I very much dislike that perfume you wear. But it would be rude to say so, I suppose. It’s much easier when I can say “Hey! Your cologne gives me a migraine. Please stop wearing it.” People respect that shit. They don’t care so much if you just find something unpleasant.
I had to unsubscribe from you, I’m sorry.
It’s nice and cool this evening. But the rain stopped.
That’s an awfully long time to go without knitting.
I have completed the Visitor’s Safety Orientation.
undead undead undead
Don’t give up, lovey. You’re a better mom than most of us.
Except that I actually LOVE The Time Traveler’s Wife. But I haven’t read any of the other ones, and yes, I agree that enough already.

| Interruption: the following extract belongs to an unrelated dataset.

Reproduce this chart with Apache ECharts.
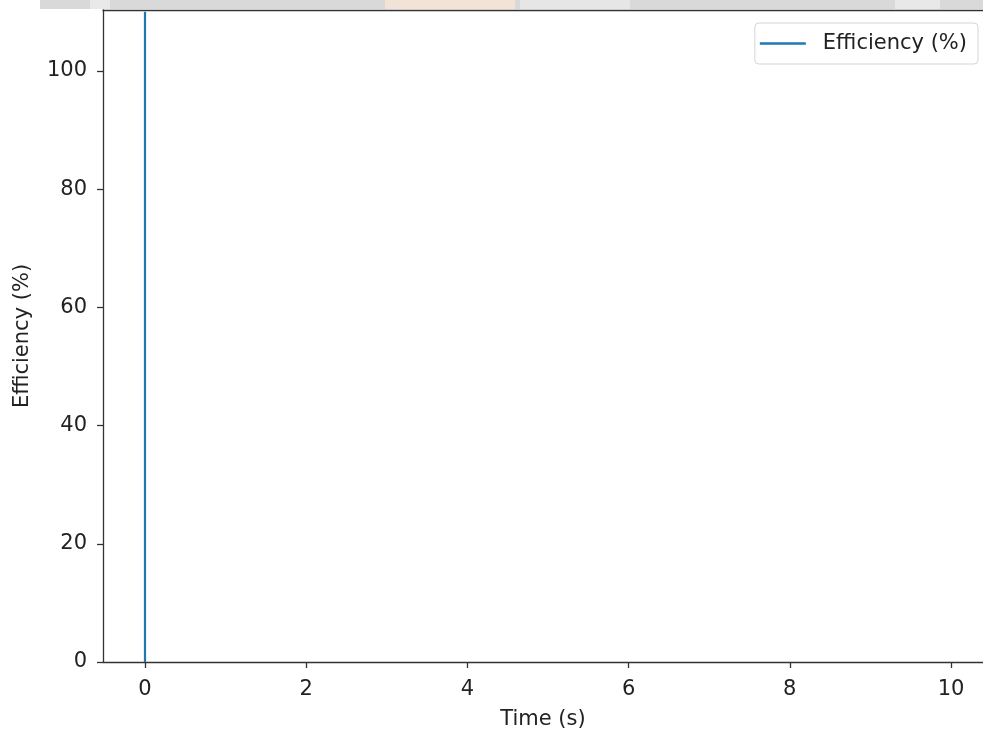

Now that makes perfect sense!
OK, I lied, but come ON! Seriously.
I need Shelli’s dress.
Extended daylight hours confuse my internal clock. I am perpetually losing track of time in the summer.
I think I just became one of those travelers who makes lists before she packs. Dear Lord, how did that happen???
Baby turkeys make the cutest noises. I always type “turkerys” first.
Hell’s Bells. My computer just went all insane and I had to reboot and it removed ALL of the line breaks from Random.
I may or may not have briefly considered just posting it that way …
“OK OK OK Enough Doctor Who references for one week. Shut up. Yeah, I had no idea who Chris Hardwick was. Wow, when I die, I want my grave to look like this. I very much dislike that perfume you wear. But it would be rude to say so, I suppose. It’s much easier when I can say “Hey! Your cologne gives me a migraine. Please stop wearing it.” People respect that shit. They d”
Whatever. I thought it was funny. Who doesn’t love a little political tree humor, I ask you?
I am not at liberty to confirm, nor deny. Good day.